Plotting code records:

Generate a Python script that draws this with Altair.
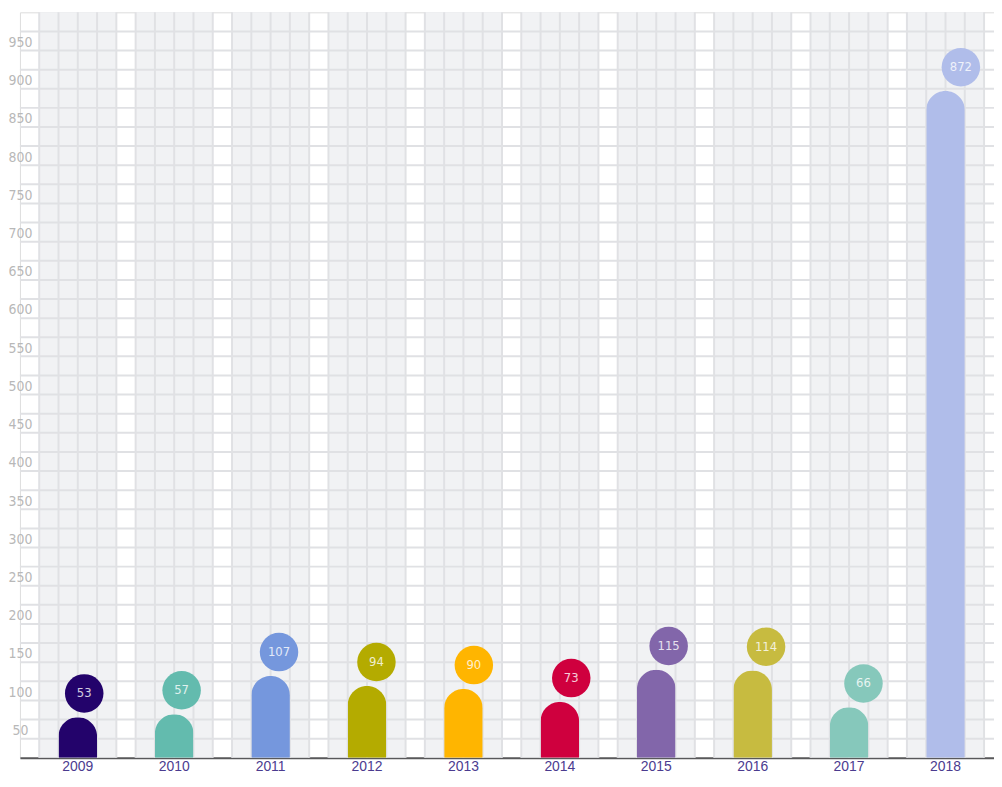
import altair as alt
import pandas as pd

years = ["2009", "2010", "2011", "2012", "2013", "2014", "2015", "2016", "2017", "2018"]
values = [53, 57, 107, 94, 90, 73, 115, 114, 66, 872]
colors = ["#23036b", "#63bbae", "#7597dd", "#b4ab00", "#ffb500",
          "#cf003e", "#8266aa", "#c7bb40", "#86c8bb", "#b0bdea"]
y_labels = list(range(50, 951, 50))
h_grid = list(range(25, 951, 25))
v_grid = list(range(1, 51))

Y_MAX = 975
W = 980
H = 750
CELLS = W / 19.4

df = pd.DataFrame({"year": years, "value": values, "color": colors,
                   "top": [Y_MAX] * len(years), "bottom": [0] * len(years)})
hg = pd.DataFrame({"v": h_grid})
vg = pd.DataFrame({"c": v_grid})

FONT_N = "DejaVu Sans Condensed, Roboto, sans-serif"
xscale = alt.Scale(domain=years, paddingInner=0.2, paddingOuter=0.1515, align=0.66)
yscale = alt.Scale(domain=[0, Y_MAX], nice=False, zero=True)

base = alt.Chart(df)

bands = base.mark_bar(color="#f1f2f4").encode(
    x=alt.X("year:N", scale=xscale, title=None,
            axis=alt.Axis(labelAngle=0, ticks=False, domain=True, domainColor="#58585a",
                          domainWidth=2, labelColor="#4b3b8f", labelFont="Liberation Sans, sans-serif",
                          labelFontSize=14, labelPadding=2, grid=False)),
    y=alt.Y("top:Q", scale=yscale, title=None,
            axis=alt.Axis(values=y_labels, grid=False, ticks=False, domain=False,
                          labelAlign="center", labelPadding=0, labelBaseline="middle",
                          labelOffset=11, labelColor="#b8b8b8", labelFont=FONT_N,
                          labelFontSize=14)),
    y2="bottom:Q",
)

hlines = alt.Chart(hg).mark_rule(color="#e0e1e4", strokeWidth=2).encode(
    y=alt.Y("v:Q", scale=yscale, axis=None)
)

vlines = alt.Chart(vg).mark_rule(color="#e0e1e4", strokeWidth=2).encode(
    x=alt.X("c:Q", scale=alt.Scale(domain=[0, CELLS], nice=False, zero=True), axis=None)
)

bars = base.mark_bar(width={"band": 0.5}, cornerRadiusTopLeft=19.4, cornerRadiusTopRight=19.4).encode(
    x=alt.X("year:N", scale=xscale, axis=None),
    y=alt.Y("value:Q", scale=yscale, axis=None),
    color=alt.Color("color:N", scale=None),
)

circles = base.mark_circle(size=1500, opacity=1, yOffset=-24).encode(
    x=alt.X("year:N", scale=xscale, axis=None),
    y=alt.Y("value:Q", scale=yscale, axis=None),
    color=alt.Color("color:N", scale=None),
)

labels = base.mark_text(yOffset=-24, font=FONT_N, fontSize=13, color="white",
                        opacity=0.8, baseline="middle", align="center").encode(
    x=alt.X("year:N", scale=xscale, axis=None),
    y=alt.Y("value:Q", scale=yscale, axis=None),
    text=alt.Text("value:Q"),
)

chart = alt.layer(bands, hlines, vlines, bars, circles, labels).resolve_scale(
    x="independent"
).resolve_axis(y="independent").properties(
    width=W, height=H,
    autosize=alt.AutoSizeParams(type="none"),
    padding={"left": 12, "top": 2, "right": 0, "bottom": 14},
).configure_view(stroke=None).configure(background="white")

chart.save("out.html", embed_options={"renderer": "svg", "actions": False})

---

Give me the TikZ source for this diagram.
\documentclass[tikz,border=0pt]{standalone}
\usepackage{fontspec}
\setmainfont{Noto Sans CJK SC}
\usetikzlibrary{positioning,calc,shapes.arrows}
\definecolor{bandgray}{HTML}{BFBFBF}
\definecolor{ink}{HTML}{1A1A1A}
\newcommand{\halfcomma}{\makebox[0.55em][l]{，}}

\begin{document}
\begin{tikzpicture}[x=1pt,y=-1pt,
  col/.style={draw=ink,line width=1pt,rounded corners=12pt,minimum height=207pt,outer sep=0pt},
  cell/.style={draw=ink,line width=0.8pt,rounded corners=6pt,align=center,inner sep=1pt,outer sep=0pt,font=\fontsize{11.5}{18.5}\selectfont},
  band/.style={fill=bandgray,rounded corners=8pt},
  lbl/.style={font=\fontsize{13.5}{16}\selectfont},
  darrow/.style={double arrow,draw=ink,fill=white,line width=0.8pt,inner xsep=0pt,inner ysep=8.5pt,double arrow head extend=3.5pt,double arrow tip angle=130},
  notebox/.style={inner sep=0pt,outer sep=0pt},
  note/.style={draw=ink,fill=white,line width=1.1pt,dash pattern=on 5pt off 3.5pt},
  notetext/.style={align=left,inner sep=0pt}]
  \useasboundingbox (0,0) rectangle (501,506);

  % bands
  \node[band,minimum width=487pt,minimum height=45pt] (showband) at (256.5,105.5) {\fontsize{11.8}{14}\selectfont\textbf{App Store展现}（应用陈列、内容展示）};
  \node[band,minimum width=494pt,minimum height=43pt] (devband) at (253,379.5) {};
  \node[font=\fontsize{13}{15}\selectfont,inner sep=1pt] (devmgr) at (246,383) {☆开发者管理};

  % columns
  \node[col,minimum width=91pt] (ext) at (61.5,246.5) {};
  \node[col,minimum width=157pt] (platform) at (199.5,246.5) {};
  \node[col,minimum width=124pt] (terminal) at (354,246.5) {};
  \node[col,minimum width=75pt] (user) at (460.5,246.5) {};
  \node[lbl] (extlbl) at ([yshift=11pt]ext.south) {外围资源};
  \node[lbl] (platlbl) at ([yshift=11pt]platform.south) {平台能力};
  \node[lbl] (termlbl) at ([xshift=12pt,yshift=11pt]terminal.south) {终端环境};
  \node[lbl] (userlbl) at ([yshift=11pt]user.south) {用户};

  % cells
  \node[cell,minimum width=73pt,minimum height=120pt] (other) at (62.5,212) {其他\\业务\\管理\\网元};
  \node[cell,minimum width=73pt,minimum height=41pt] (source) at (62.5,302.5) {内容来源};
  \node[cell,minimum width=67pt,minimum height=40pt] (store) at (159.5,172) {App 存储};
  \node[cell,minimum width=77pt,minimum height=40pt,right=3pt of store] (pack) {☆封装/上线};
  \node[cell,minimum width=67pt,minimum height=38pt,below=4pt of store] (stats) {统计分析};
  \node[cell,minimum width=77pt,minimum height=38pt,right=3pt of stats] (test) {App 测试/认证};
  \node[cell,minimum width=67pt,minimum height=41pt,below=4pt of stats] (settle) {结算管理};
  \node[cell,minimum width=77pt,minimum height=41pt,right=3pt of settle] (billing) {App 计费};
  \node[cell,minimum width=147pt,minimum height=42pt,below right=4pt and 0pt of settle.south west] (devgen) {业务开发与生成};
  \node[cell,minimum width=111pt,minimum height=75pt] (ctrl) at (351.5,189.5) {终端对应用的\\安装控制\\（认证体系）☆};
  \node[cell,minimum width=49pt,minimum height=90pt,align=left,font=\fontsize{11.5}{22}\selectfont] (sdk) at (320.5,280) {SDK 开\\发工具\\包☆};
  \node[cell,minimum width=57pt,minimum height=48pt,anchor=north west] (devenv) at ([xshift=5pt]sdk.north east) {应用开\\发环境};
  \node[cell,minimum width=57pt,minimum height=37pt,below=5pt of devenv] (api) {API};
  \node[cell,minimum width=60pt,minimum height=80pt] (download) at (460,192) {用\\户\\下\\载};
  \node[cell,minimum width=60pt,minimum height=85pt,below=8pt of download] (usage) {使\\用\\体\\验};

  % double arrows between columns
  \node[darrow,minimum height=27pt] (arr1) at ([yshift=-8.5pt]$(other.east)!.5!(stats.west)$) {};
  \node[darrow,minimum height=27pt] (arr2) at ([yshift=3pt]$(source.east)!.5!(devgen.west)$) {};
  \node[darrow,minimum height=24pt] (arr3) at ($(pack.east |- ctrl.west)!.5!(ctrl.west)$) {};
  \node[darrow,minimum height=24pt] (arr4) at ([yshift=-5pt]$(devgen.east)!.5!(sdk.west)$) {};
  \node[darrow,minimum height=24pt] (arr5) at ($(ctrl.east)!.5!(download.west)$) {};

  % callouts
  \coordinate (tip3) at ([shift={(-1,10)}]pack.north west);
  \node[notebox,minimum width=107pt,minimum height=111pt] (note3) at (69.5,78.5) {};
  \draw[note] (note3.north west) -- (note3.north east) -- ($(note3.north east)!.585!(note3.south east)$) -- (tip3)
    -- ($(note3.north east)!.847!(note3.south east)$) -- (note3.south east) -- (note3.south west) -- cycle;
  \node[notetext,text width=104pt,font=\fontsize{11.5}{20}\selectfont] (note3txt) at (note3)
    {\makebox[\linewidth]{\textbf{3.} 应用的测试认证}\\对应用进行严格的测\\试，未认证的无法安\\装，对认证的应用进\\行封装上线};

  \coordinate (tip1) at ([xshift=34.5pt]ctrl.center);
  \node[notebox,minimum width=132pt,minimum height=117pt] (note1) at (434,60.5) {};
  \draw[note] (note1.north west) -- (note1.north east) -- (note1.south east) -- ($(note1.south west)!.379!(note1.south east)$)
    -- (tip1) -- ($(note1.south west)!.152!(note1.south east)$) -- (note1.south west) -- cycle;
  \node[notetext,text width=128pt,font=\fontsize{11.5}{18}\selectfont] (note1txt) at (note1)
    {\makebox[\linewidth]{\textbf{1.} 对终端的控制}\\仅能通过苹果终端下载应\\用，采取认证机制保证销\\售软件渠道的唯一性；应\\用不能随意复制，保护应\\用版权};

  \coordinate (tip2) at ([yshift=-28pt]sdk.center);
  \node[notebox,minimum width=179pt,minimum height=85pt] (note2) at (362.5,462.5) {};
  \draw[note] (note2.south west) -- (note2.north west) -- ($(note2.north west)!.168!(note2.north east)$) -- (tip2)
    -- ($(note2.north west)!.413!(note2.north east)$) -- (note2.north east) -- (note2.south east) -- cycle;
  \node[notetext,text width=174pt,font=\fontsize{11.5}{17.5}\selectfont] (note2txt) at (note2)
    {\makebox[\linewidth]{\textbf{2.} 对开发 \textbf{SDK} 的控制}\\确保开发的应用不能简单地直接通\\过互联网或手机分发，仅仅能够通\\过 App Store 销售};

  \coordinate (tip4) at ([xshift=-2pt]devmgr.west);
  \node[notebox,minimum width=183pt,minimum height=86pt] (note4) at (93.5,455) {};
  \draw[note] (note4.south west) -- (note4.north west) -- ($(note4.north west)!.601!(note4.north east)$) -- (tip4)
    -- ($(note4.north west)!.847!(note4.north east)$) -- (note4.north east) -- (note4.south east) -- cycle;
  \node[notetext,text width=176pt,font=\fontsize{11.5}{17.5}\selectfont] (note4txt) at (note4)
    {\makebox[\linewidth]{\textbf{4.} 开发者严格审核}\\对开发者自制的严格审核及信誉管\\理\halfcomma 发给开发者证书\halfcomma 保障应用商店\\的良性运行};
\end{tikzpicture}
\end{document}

### What to produce
Look above for the line with "Generate a Python" and copy exactly from it through the line with "v_grid = list(range(1, 51))", both included. Omit the pictures.

### Response to this task
Generate a Python script that draws this with Altair.
import altair as alt
import pandas as pd

years = ["2009", "2010", "2011", "2012", "2013", "2014", "2015", "2016", "2017", "2018"]
values = [53, 57, 107, 94, 90, 73, 115, 114, 66, 872]
colors = ["#23036b", "#63bbae", "#7597dd", "#b4ab00", "#ffb500",
          "#cf003e", "#8266aa", "#c7bb40", "#86c8bb", "#b0bdea"]
y_labels = list(range(50, 951, 50))
h_grid = list(range(25, 951, 25))
v_grid = list(range(1, 51))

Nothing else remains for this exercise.